BEGIN

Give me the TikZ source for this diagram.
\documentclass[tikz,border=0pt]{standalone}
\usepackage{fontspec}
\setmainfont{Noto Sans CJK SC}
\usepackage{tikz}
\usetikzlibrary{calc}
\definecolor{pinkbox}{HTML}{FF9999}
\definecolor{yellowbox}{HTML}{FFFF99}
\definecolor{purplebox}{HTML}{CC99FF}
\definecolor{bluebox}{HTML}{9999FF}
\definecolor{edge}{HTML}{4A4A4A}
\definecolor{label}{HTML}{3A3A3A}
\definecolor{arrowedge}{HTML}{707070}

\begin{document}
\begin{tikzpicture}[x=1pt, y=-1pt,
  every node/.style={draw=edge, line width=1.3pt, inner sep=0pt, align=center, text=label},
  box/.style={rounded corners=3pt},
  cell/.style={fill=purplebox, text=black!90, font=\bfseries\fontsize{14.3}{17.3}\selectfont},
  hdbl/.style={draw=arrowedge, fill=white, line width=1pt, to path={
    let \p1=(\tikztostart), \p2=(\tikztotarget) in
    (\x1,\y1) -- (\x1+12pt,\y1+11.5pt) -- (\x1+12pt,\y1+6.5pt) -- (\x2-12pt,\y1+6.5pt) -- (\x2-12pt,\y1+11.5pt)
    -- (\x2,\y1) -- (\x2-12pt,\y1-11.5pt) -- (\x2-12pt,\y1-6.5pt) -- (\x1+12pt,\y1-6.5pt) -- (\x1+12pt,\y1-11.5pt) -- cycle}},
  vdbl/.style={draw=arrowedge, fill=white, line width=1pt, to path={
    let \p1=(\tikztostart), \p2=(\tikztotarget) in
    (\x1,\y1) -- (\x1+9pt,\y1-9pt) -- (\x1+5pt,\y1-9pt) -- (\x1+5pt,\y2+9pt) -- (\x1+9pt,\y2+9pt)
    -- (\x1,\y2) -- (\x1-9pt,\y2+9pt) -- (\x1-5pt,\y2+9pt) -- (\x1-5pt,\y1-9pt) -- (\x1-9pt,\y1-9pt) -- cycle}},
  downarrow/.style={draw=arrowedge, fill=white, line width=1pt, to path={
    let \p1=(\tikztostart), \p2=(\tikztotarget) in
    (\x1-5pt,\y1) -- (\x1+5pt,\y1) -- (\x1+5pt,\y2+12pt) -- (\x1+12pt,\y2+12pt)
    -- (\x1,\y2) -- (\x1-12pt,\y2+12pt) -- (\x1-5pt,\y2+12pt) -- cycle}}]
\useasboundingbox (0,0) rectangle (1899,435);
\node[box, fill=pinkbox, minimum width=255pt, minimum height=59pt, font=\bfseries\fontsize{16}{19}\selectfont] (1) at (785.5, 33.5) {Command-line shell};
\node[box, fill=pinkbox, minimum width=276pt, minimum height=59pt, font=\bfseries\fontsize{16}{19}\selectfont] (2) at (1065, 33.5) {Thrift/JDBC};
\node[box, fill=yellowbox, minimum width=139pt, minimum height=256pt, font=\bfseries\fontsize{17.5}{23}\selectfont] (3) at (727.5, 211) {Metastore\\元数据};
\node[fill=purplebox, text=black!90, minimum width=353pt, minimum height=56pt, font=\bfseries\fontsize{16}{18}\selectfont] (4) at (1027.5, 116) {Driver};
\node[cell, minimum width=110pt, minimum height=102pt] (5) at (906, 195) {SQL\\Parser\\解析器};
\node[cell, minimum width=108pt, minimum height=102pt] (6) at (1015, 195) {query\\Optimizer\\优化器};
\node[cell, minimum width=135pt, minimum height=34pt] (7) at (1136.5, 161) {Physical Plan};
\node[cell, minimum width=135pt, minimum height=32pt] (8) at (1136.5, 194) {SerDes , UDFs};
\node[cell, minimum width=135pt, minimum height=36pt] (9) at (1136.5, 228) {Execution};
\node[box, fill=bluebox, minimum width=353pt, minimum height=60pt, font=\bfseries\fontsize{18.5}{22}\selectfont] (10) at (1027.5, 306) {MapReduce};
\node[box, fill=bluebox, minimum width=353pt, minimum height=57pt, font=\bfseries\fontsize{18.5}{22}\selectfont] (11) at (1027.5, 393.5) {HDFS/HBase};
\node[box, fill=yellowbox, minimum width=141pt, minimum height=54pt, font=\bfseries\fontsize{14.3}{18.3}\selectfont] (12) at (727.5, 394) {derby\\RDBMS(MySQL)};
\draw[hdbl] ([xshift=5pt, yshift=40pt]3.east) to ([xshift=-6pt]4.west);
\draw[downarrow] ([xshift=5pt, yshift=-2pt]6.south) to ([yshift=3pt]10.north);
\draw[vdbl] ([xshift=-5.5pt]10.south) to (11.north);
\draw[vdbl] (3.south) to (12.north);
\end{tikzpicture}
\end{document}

END

▶ _Aim of the task_
From the first line to the last, retype the data exactly.

▶ _Answer to this task_
Give me the TikZ source for this diagram.
\documentclass[tikz,border=0pt]{standalone}
\usepackage{fontspec}
\setmainfont{Noto Sans CJK SC}
\usepackage{tikz}
\usetikzlibrary{calc}
\definecolor{pinkbox}{HTML}{FF9999}
\definecolor{yellowbox}{HTML}{FFFF99}
\definecolor{purplebox}{HTML}{CC99FF}
\definecolor{bluebox}{HTML}{9999FF}
\definecolor{edge}{HTML}{4A4A4A}
\definecolor{label}{HTML}{3A3A3A}
\definecolor{arrowedge}{HTML}{707070}

\begin{document}
\begin{tikzpicture}[x=1pt, y=-1pt,
  every node/.style={draw=edge, line width=1.3pt, inner sep=0pt, align=center, text=label},
  box/.style={rounded corners=3pt},
  cell/.style={fill=purplebox, text=black!90, font=\bfseries\fontsize{14.3}{17.3}\selectfont},
  hdbl/.style={draw=arrowedge, fill=white, line width=1pt, to path={
    let \p1=(\tikztostart), \p2=(\tikztotarget) in
    (\x1,\y1) -- (\x1+12pt,\y1+11.5pt) -- (\x1+12pt,\y1+6.5pt) -- (\x2-12pt,\y1+6.5pt) -- (\x2-12pt,\y1+11.5pt)
    -- (\x2,\y1) -- (\x2-12pt,\y1-11.5pt) -- (\x2-12pt,\y1-6.5pt) -- (\x1+12pt,\y1-6.5pt) -- (\x1+12pt,\y1-11.5pt) -- cycle}},
  vdbl/.style={draw=arrowedge, fill=white, line width=1pt, to path={
    let \p1=(\tikztostart), \p2=(\tikztotarget) in
    (\x1,\y1) -- (\x1+9pt,\y1-9pt) -- (\x1+5pt,\y1-9pt) -- (\x1+5pt,\y2+9pt) -- (\x1+9pt,\y2+9pt)
    -- (\x1,\y2) -- (\x1-9pt,\y2+9pt) -- (\x1-5pt,\y2+9pt) -- (\x1-5pt,\y1-9pt) -- (\x1-9pt,\y1-9pt) -- cycle}},
  downarrow/.style={draw=arrowedge, fill=white, line width=1pt, to path={
    let \p1=(\tikztostart), \p2=(\tikztotarget) in
    (\x1-5pt,\y1) -- (\x1+5pt,\y1) -- (\x1+5pt,\y2+12pt) -- (\x1+12pt,\y2+12pt)
    -- (\x1,\y2) -- (\x1-12pt,\y2+12pt) -- (\x1-5pt,\y2+12pt) -- cycle}}]
\useasboundingbox (0,0) rectangle (1899,435);
\node[box, fill=pinkbox, minimum width=255pt, minimum height=59pt, font=\bfseries\fontsize{16}{19}\selectfont] (1) at (785.5, 33.5) {Command-line shell};
\node[box, fill=pinkbox, minimum width=276pt, minimum height=59pt, font=\bfseries\fontsize{16}{19}\selectfont] (2) at (1065, 33.5) {Thrift/JDBC};
\node[box, fill=yellowbox, minimum width=139pt, minimum height=256pt, font=\bfseries\fontsize{17.5}{23}\selectfont] (3) at (727.5, 211) {Metastore\\元数据};
\node[fill=purplebox, text=black!90, minimum width=353pt, minimum height=56pt, font=\bfseries\fontsize{16}{18}\selectfont] (4) at (1027.5, 116) {Driver};
\node[cell, minimum width=110pt, minimum height=102pt] (5) at (906, 195) {SQL\\Parser\\解析器};
\node[cell, minimum width=108pt, minimum height=102pt] (6) at (1015, 195) {query\\Optimizer\\优化器};
\node[cell, minimum width=135pt, minimum height=34pt] (7) at (1136.5, 161) {Physical Plan};
\node[cell, minimum width=135pt, minimum height=32pt] (8) at (1136.5, 194) {SerDes , UDFs};
\node[cell, minimum width=135pt, minimum height=36pt] (9) at (1136.5, 228) {Execution};
\node[box, fill=bluebox, minimum width=353pt, minimum height=60pt, font=\bfseries\fontsize{18.5}{22}\selectfont] (10) at (1027.5, 306) {MapReduce};
\node[box, fill=bluebox, minimum width=353pt, minimum height=57pt, font=\bfseries\fontsize{18.5}{22}\selectfont] (11) at (1027.5, 393.5) {HDFS/HBase};
\node[box, fill=yellowbox, minimum width=141pt, minimum height=54pt, font=\bfseries\fontsize{14.3}{18.3}\selectfont] (12) at (727.5, 394) {derby\\RDBMS(MySQL)};
\draw[hdbl] ([xshift=5pt, yshift=40pt]3.east) to ([xshift=-6pt]4.west);
\draw[downarrow] ([xshift=5pt, yshift=-2pt]6.south) to ([yshift=3pt]10.north);
\draw[vdbl] ([xshift=-5.5pt]10.south) to (11.north);
\draw[vdbl] (3.south) to (12.north);
\end{tikzpicture}
\end{document}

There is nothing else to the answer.